Dense linear algebra algorithms are often regular and have a high arithmetic intensity. This allows them to achieve performance close to the peak performance even on the largest computing systems in the world. Factors that affect the performance of an implementation include the presence of a deep memory hierarchy, pipelines, SIMD units, and multiple processing cores. On a larger scale, several processors and memories are physically distributed and communicates over a high speed network. Techniques such as blocking, vectorization, and asynchronous communication are used in state-of-the-art implementations. One aim of the research in this area is to develop portable software libraries with high performance implementations of scalable algorithms.
High level linear algebra algorithms can be built on top of a relatively small set of fundamental operations, such as matrix multiplication, that perform the majority of the floating point operations. These operations, once tuned to a particular machine, provide portable performance to the higher level algorithms. This observation led to the standardization of an interface to three levels of operations known as the Basic Linear Algebra Subprograms (BLAS) and eventually to software libraries such as LAPACK and ScaLAPACK.

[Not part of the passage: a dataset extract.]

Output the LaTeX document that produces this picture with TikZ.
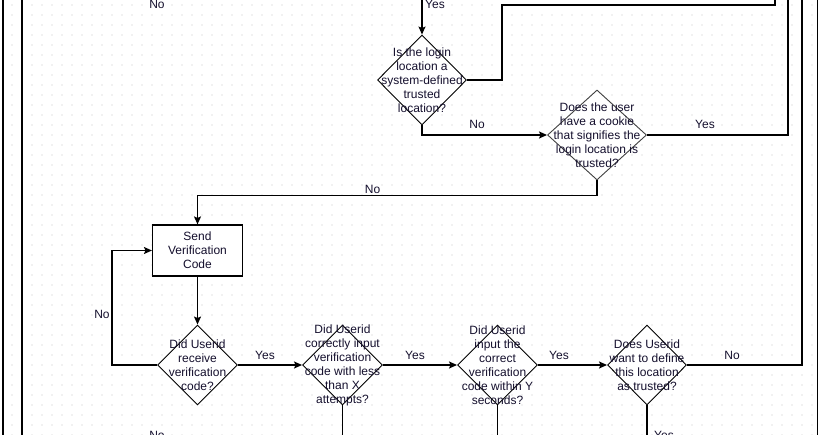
\documentclass[tikz,border=0pt]{standalone}
\usepackage{fontspec}
\setmainfont{Liberation Sans}
\usetikzlibrary{shapes.geometric,arrows.meta}
\definecolor{gridgray}{RGB}{195,195,195}
\definecolor{ink}{RGB}{20,15,45}
\begin{document}
\begin{tikzpicture}[x=1pt,y=-1pt,
  line/.style={line width=1.3pt, black},
  arr/.style={line, -{Stealth[length=8pt,width=7pt,inset=1.5pt]}},
  decision/.style={shape=diamond, draw=black, line width=0.9pt, fill=white, inner sep=0pt},
  process/.style={draw=black, line width=1.1pt, fill=white, minimum width=90pt, minimum height=51pt, inner sep=0pt},
  txt/.style={font=\fontsize{12}{14}\selectfont, text=ink, align=center, inner sep=0pt},
  lbl/.style={font=\fontsize{12}{14}\selectfont, text=ink, anchor=base, inner sep=0pt},
  frame/.style={line width=1.8pt, black}]
\useasboundingbox (0,0) rectangle (821,435);
\clip (0,0) rectangle (821,435);

% dotted drawing grid
\fill[gridgray] \foreach \i in {0,...,80} {\foreach \j in {0,...,43} {(12+10*\i,5+10*\j) circle (0.6)}};

% page frame lines
\draw[frame] (2.7,0) -- (2.7,435);
\draw[frame] (22.3,0) -- (22.3,435);
\draw[line width=1.4pt] (817.5,0) -- (817.5,435);

% decisions and process
\node[decision, minimum width=89pt, minimum height=90pt] (d1) at (422,80) {};
\node[txt] at (d1.center) {Is the login\\location a\\system-defined\\trusted\\location?};

\node[decision, draw=black!75, minimum width=99pt, minimum height=90pt] (d2) at (597,135) {};
\node[txt] at (d2.center) {Does the user\\have a cookie\\that signifies the\\login location is\\trusted?};

\node[process] (box) at (197.5,250.5) {};
\node[txt] at (box.center) {Send\\Verification\\Code};

\node[decision, minimum width=80pt, minimum height=80pt] (d3) at (197.5,365) {};
\node[txt] at (d3.center) {Did Userid\\receive\\verification\\code?};

\node[decision, minimum width=80pt, minimum height=80pt] (d4) at (342.5,365) {};
\node[txt] at (d4.center) {Did Userid\\correctly input\\verification\\code with less\\than X\\attempts?};

\node[decision, minimum width=80pt, minimum height=80pt] (d5) at (497.5,365) {};
\node[txt] at (d5.center) {Did Userid\\input the\\correct\\verification\\code within Y\\seconds?};

\node[decision, minimum width=79pt, minimum height=80pt] (d6) at (647,365) {};
\node[txt] at (d6.center) {Does Userid\\want to define\\this location\\as trusted?};

% free ends of connectors leaving the sheet
\coordinate (in1) at (422,0);
\coordinate (j1) at (502,5);
\coordinate (out1) at (775,0);
\coordinate (out2) at (788,0);
\coordinate (out3) at (802,0);
\coordinate (out4) at (342.5,435);
\coordinate (out5) at (497.5,435);
\coordinate (out6) at (647,435);

% connectors
\draw[arr] (in1) -- (d1.north);
\draw[line] (d1.east) -| (j1) -| (out1);
\draw[arr] (d1.south) |- (d2.west);
\draw[line] (d2.east) -| (out2);
\draw[arr] (d2.south) -- ++(0,15) -| (box.north);
\draw[arr] (box.south) -- (d3.north);
\draw[arr] (d3.west) -- ++(-45,0) |- (box.west);
\draw[arr] (d3.east) -- (d4.west);
\draw[arr] (d4.east) -- (d5.west);
\draw[arr] (d5.east) -- (d6.west);
\draw[line] (d6.east) -| (out3);
\draw[line] (d4.south) -- (out4);
\draw[line] (d5.south) -- (out5);
\draw[line] (d6.south) -- (out6);

% connector labels
\node[lbl] (l1) at (435,9) {Yes};
\node[lbl] (l2) at (157,9) {No};
\node[lbl] (l3) at (477,129) {No};
\node[lbl] (l4) at (705,129) {Yes};
\node[lbl] (l5) at (372.5,194) {No};
\node[lbl] (l6) at (102,319) {No};
\node[lbl] (l7) at (265,359) {Yes};
\node[lbl] (l8) at (415,359) {Yes};
\node[lbl] (l9) at (559,359) {Yes};
\node[lbl] (l10) at (732,359) {No};
\node[lbl] (l11) at (157,439) {No};
\node[lbl] (l12) at (664,439) {Yes};
\end{tikzpicture}
\end{document}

One topic studied in this thesis is alternative schemes for packed storage of symmetric or triangular matrices in a distributed memory environment. In particular, several implementations of the Cholesky factorization of dense matrices were designed and evaluated. Related to this topic is how to convert a matrix stored in a canonical row- or column-major storage format to a block format. A prototype library for conversion based on in-place matrix transposition is developed in connection with an evaluation of several known algorithms for the closely connected problem of in-place transposition.
This thesis also investigates ways of moving beyond the limitations of extracting parallelism at the BLAS levels of abstraction. One of our Cholesky algorithms interleaves computation with a complex communication algorithm and thereby eliminates the distinct boundaries between computation and communication that is common in synchronous parallel algorithms.
Two-sided transformations offer further challenges due to their often much smaller degree of concurrency. This thesis explores how priority-based dynamic scheduling on each node of a distributed memory system can be used to achieve a faster execution by eliminating synchronization overhead. The advantages of being able to express diverse and complex schedules within a sequential node program are clear, but the inherent overheads and limitations are topics for further research.